— Begin DATASET EXCERPTS —

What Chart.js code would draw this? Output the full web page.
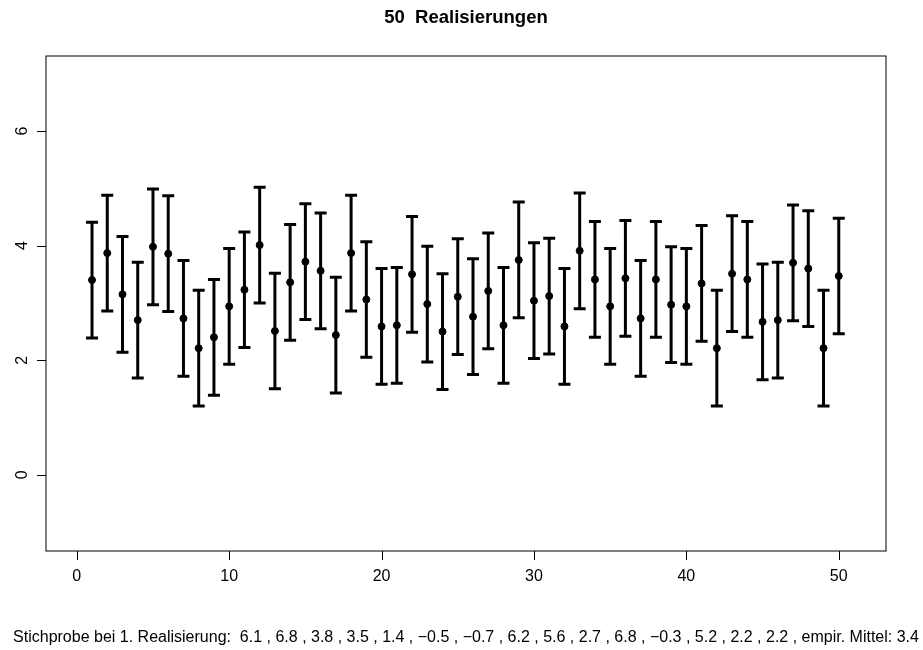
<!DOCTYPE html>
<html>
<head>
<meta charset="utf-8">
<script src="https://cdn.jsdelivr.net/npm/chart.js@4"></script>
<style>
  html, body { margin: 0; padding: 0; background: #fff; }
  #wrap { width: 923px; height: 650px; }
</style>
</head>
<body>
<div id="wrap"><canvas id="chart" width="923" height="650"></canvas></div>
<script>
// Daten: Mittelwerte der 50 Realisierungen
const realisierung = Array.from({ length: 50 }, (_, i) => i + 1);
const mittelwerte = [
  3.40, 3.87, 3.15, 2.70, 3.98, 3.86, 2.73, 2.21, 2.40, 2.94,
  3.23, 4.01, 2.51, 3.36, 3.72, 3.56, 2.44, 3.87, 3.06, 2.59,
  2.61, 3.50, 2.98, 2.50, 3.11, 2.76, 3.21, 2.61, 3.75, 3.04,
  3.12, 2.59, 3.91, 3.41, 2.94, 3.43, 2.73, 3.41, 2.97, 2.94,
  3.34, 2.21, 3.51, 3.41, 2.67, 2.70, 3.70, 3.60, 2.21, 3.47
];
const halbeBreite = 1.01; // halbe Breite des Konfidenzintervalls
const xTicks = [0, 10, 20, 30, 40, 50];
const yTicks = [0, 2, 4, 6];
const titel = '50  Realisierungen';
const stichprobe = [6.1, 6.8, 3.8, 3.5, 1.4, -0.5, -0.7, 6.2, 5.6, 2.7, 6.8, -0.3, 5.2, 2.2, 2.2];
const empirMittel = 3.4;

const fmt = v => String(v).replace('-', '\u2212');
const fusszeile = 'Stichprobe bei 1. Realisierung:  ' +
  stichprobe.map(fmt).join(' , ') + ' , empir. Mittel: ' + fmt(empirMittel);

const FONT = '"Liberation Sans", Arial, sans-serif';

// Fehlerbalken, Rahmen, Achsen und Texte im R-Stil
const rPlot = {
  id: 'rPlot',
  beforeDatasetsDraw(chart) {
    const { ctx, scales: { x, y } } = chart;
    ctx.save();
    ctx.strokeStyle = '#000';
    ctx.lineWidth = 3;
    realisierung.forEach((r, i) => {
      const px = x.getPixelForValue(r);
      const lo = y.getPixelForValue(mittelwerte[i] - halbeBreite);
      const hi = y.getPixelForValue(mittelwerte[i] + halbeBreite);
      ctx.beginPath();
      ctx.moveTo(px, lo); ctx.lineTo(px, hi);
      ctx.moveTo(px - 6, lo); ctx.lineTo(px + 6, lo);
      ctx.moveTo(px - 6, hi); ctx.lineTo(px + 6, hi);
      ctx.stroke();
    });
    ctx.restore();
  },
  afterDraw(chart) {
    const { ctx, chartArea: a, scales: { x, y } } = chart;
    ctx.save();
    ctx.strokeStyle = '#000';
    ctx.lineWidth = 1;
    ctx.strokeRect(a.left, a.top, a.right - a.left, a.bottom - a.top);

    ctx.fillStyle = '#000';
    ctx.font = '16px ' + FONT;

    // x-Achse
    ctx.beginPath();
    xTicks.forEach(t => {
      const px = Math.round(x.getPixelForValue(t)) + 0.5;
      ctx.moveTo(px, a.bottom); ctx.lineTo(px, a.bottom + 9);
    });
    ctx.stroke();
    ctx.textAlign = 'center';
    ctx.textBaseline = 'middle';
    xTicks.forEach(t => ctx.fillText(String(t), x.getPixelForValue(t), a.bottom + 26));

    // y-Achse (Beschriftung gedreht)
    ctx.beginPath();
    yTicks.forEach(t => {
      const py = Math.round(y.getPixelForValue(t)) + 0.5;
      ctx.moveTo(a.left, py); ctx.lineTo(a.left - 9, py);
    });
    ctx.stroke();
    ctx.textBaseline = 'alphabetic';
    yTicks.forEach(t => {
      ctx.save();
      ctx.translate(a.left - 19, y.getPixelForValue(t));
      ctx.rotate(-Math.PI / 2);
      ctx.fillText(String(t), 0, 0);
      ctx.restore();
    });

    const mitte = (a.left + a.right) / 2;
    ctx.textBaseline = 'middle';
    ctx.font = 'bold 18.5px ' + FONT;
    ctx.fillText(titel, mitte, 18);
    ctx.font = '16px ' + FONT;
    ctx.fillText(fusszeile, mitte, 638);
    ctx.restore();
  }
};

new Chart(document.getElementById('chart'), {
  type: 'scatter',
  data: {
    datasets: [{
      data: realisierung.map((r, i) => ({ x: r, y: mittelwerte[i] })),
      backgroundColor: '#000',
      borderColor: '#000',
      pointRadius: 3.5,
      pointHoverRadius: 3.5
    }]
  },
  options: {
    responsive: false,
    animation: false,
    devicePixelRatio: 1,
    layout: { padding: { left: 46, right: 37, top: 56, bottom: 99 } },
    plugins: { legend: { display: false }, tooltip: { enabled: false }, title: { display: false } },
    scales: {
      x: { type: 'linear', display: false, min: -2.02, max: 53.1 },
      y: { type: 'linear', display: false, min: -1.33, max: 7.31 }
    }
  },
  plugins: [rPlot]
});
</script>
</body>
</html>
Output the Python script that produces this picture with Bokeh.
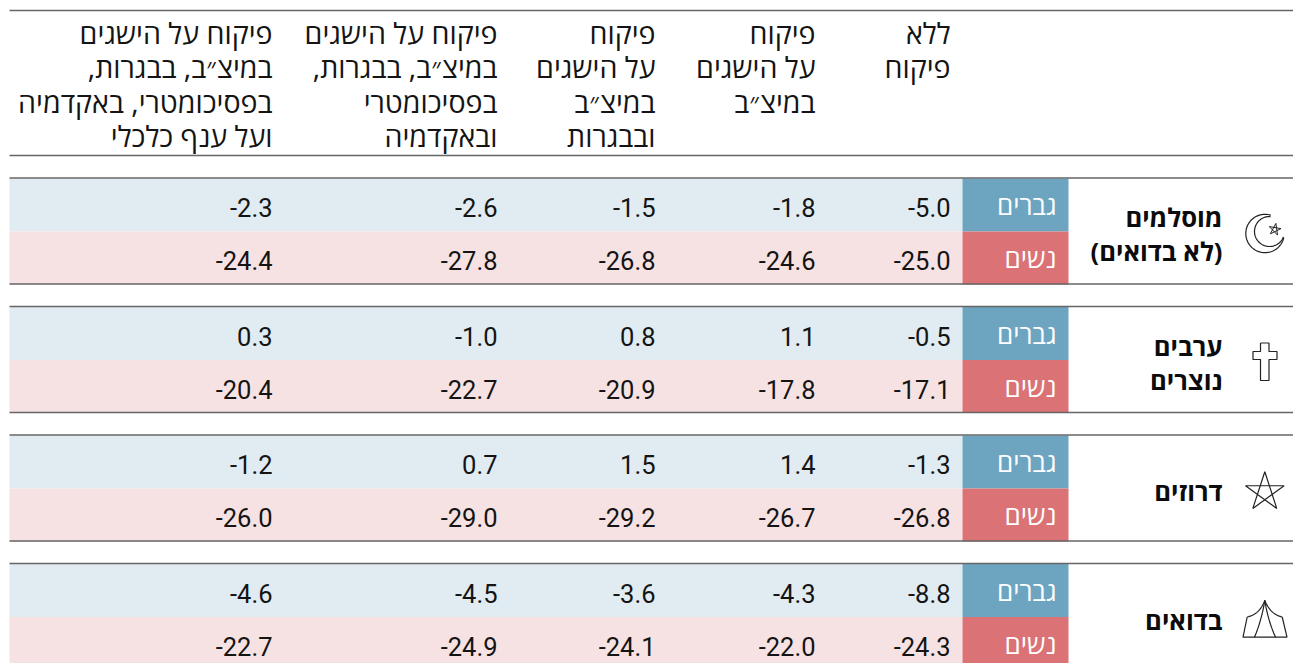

— End DATASET EXCERPTS —

STATED PROBLEM:
Reproduce the data verbatim. Do not carry any picture into the copy.

TASK RESULT:
What Chart.js code would draw this? Output the full web page.
<!DOCTYPE html>
<html>
<head>
<meta charset="utf-8">
<script src="https://cdn.jsdelivr.net/npm/chart.js@4"></script>
<style>
  html, body { margin: 0; padding: 0; background: #fff; }
  #wrap { width: 923px; height: 650px; }
</style>
</head>
<body>
<div id="wrap"><canvas id="chart" width="923" height="650"></canvas></div>
<script>
// Daten: Mittelwerte der 50 Realisierungen
const realisierung = Array.from({ length: 50 }, (_, i) => i + 1);
const mittelwerte = [
  3.40, 3.87, 3.15, 2.70, 3.98, 3.86, 2.73, 2.21, 2.40, 2.94,
  3.23, 4.01, 2.51, 3.36, 3.72, 3.56, 2.44, 3.87, 3.06, 2.59,
  2.61, 3.50, 2.98, 2.50, 3.11, 2.76, 3.21, 2.61, 3.75, 3.04,
  3.12, 2.59, 3.91, 3.41, 2.94, 3.43, 2.73, 3.41, 2.97, 2.94,
  3.34, 2.21, 3.51, 3.41, 2.67, 2.70, 3.70, 3.60, 2.21, 3.47
];
const halbeBreite = 1.01; // halbe Breite des Konfidenzintervalls
const xTicks = [0, 10, 20, 30, 40, 50];
const yTicks = [0, 2, 4, 6];
const titel = '50  Realisierungen';
const stichprobe = [6.1, 6.8, 3.8, 3.5, 1.4, -0.5, -0.7, 6.2, 5.6, 2.7, 6.8, -0.3, 5.2, 2.2, 2.2];
const empirMittel = 3.4;

const fmt = v => String(v).replace('-', '\u2212');
const fusszeile = 'Stichprobe bei 1. Realisierung:  ' +
  stichprobe.map(fmt).join(' , ') + ' , empir. Mittel: ' + fmt(empirMittel);

const FONT = '"Liberation Sans", Arial, sans-serif';

// Fehlerbalken, Rahmen, Achsen und Texte im R-Stil
const rPlot = {
  id: 'rPlot',
  beforeDatasetsDraw(chart) {
    const { ctx, scales: { x, y } } = chart;
    ctx.save();
    ctx.strokeStyle = '#000';
    ctx.lineWidth = 3;
    realisierung.forEach((r, i) => {
      const px = x.getPixelForValue(r);
      const lo = y.getPixelForValue(mittelwerte[i] - halbeBreite);
      const hi = y.getPixelForValue(mittelwerte[i] + halbeBreite);
      ctx.beginPath();
      ctx.moveTo(px, lo); ctx.lineTo(px, hi);
      ctx.moveTo(px - 6, lo); ctx.lineTo(px + 6, lo);
      ctx.moveTo(px - 6, hi); ctx.lineTo(px + 6, hi);
      ctx.stroke();
    });
    ctx.restore();
  },
  afterDraw(chart) {
    const { ctx, chartArea: a, scales: { x, y } } = chart;
    ctx.save();
    ctx.strokeStyle = '#000';
    ctx.lineWidth = 1;
    ctx.strokeRect(a.left, a.top, a.right - a.left, a.bottom - a.top);

    ctx.fillStyle = '#000';
    ctx.font = '16px ' + FONT;

    // x-Achse
    ctx.beginPath();
    xTicks.forEach(t => {
      const px = Math.round(x.getPixelForValue(t)) + 0.5;
      ctx.moveTo(px, a.bottom); ctx.lineTo(px, a.bottom + 9);
    });
    ctx.stroke();
    ctx.textAlign = 'center';
    ctx.textBaseline = 'middle';
    xTicks.forEach(t => ctx.fillText(String(t), x.getPixelForValue(t), a.bottom + 26));

    // y-Achse (Beschriftung gedreht)
    ctx.beginPath();
    yTicks.forEach(t => {
      const py = Math.round(y.getPixelForValue(t)) + 0.5;
      ctx.moveTo(a.left, py); ctx.lineTo(a.left - 9, py);
    });
    ctx.stroke();
    ctx.textBaseline = 'alphabetic';
    yTicks.forEach(t => {
      ctx.save();
      ctx.translate(a.left - 19, y.getPixelForValue(t));
      ctx.rotate(-Math.PI / 2);
      ctx.fillText(String(t), 0, 0);
      ctx.restore();
    });

    const mitte = (a.left + a.right) / 2;
    ctx.textBaseline = 'middle';
    ctx.font = 'bold 18.5px ' + FONT;
    ctx.fillText(titel, mitte, 18);
    ctx.font = '16px ' + FONT;
    ctx.fillText(fusszeile, mitte, 638);
    ctx.restore();
  }
};

new Chart(document.getElementById('chart'), {
  type: 'scatter',
  data: {
    datasets: [{
      data: realisierung.map((r, i) => ({ x: r, y: mittelwerte[i] })),
      backgroundColor: '#000',
      borderColor: '#000',
      pointRadius: 3.5,
      pointHoverRadius: 3.5
    }]
  },
  options: {
    responsive: false,
    animation: false,
    devicePixelRatio: 1,
    layout: { padding: { left: 46, right: 37, top: 56, bottom: 99 } },
    plugins: { legend: { display: false }, tooltip: { enabled: false }, title: { display: false } },
    scales: {
      x: { type: 'linear', display: false, min: -2.02, max: 53.1 },
      y: { type: 'linear', display: false, min: -1.33, max: 7.31 }
    }
  },
  plugins: [rPlot]
});
</script>
</body>
</html>
Output the Python script that produces this picture with Bokeh.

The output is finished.